▸ Data for the task
☆ ☆ ☆ ☆ ☆

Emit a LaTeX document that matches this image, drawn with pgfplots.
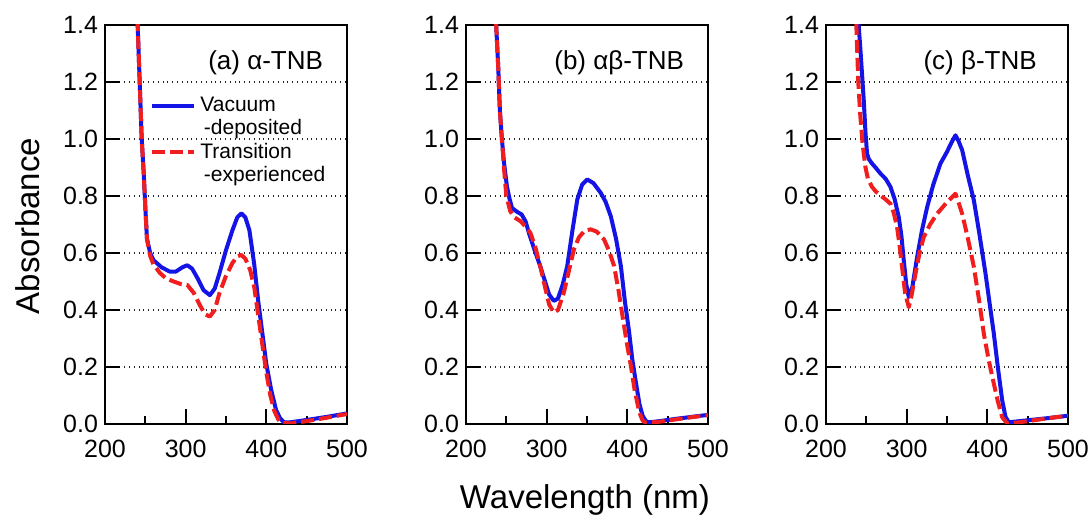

☆ ☆ ☆ ☆ ☆

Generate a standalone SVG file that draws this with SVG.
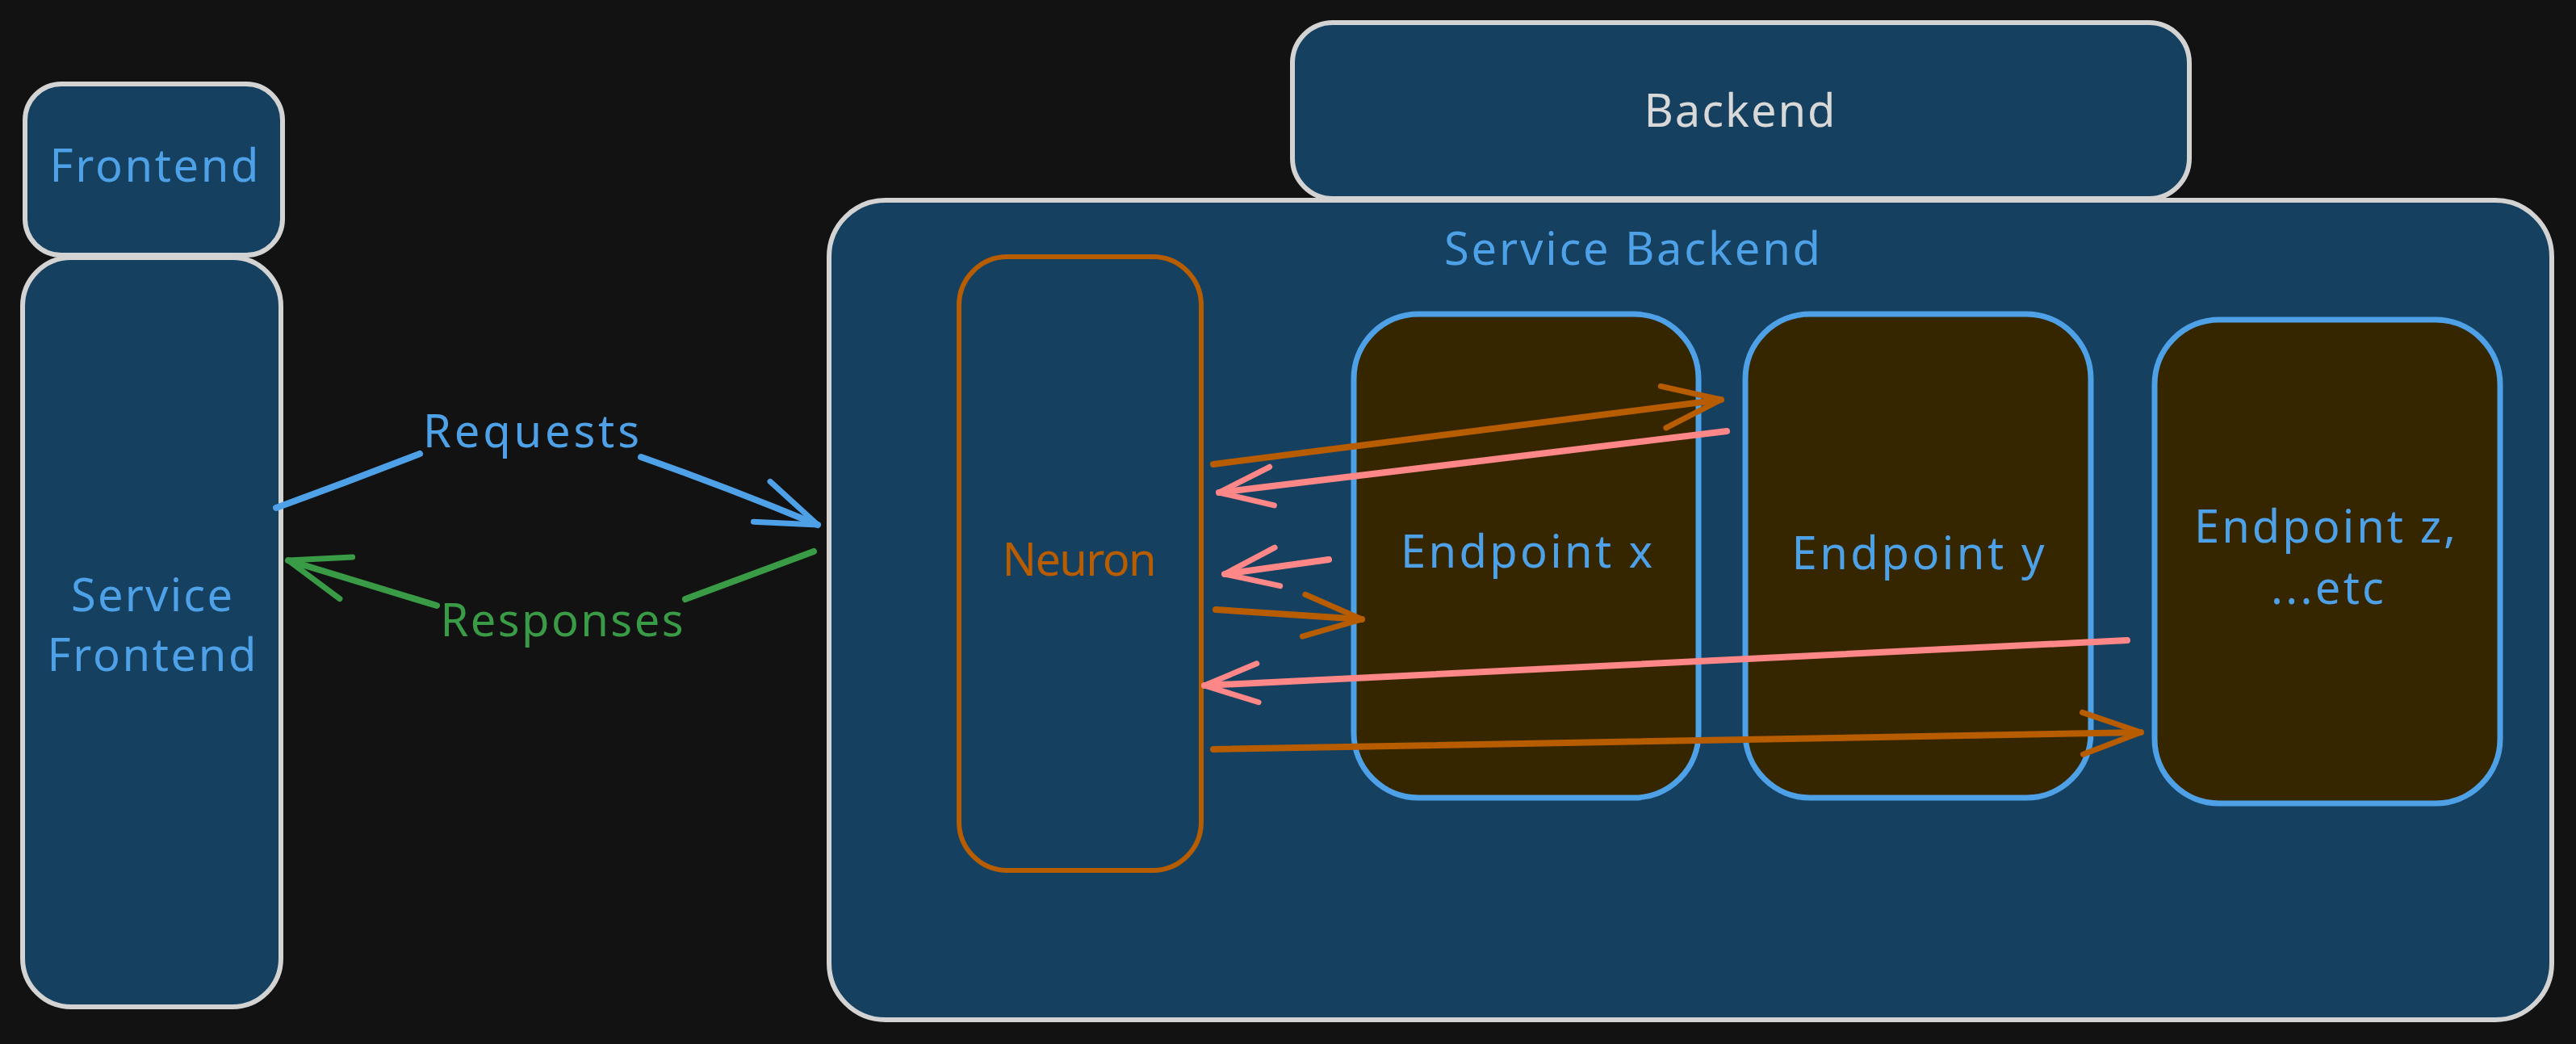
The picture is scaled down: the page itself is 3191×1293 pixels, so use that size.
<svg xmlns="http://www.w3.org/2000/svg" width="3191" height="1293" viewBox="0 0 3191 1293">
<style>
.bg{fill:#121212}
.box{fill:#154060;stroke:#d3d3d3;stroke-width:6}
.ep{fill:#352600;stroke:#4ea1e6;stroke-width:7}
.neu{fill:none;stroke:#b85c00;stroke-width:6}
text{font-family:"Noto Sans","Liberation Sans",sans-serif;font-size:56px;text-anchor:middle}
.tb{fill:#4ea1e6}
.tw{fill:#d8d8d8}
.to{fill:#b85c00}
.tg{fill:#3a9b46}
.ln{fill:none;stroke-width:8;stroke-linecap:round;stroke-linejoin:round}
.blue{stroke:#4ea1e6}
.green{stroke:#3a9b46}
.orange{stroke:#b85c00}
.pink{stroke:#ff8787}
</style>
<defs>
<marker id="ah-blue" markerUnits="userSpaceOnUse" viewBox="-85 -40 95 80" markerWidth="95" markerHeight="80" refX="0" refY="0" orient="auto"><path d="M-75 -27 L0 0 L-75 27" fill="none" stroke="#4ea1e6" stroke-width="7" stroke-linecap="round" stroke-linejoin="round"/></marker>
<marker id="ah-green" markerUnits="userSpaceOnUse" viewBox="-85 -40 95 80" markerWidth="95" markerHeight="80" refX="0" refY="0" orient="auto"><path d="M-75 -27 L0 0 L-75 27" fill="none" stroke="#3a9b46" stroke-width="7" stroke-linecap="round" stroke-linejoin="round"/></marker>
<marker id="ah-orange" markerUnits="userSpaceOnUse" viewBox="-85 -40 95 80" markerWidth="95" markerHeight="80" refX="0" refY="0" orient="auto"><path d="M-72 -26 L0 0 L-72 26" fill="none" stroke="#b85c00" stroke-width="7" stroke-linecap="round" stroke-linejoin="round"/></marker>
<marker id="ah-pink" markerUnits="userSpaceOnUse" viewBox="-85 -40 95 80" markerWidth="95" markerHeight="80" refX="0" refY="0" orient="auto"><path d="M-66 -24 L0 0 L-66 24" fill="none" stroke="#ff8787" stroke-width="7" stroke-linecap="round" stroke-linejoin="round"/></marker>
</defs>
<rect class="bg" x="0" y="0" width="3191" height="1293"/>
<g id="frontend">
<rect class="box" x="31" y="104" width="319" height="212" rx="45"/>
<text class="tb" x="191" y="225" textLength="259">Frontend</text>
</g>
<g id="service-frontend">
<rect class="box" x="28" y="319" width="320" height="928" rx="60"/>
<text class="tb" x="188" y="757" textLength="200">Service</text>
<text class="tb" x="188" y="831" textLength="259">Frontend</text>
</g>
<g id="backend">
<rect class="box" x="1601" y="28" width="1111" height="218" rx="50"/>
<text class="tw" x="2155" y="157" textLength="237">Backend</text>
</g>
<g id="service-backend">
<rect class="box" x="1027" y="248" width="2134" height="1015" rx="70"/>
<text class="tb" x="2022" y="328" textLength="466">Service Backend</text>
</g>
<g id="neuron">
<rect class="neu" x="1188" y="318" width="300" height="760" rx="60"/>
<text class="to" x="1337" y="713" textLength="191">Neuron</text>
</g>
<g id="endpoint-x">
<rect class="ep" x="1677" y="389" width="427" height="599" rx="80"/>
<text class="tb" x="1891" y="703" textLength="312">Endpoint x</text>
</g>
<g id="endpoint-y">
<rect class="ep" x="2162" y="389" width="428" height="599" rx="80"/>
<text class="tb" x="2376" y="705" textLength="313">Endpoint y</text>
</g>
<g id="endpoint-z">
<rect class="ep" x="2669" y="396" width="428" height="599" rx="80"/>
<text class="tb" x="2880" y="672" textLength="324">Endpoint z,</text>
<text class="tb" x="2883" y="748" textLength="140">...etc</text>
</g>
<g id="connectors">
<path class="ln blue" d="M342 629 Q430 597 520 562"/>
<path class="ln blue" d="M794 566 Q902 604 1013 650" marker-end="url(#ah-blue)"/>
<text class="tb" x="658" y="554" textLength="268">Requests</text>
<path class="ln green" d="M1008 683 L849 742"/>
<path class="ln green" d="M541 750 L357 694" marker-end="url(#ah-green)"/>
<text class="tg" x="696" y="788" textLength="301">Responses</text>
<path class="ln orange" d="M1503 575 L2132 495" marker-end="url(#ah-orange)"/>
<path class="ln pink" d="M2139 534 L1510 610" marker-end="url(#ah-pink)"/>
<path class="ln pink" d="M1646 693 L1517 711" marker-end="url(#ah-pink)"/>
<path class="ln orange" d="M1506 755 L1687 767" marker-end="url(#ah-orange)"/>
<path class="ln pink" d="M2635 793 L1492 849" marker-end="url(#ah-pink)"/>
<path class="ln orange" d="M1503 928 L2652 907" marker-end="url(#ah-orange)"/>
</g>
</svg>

☆ ☆ ☆ ☆ ☆

▸ Problem description
Only a number is wanted: how many lines of the material include the word "this".

▸ The result
2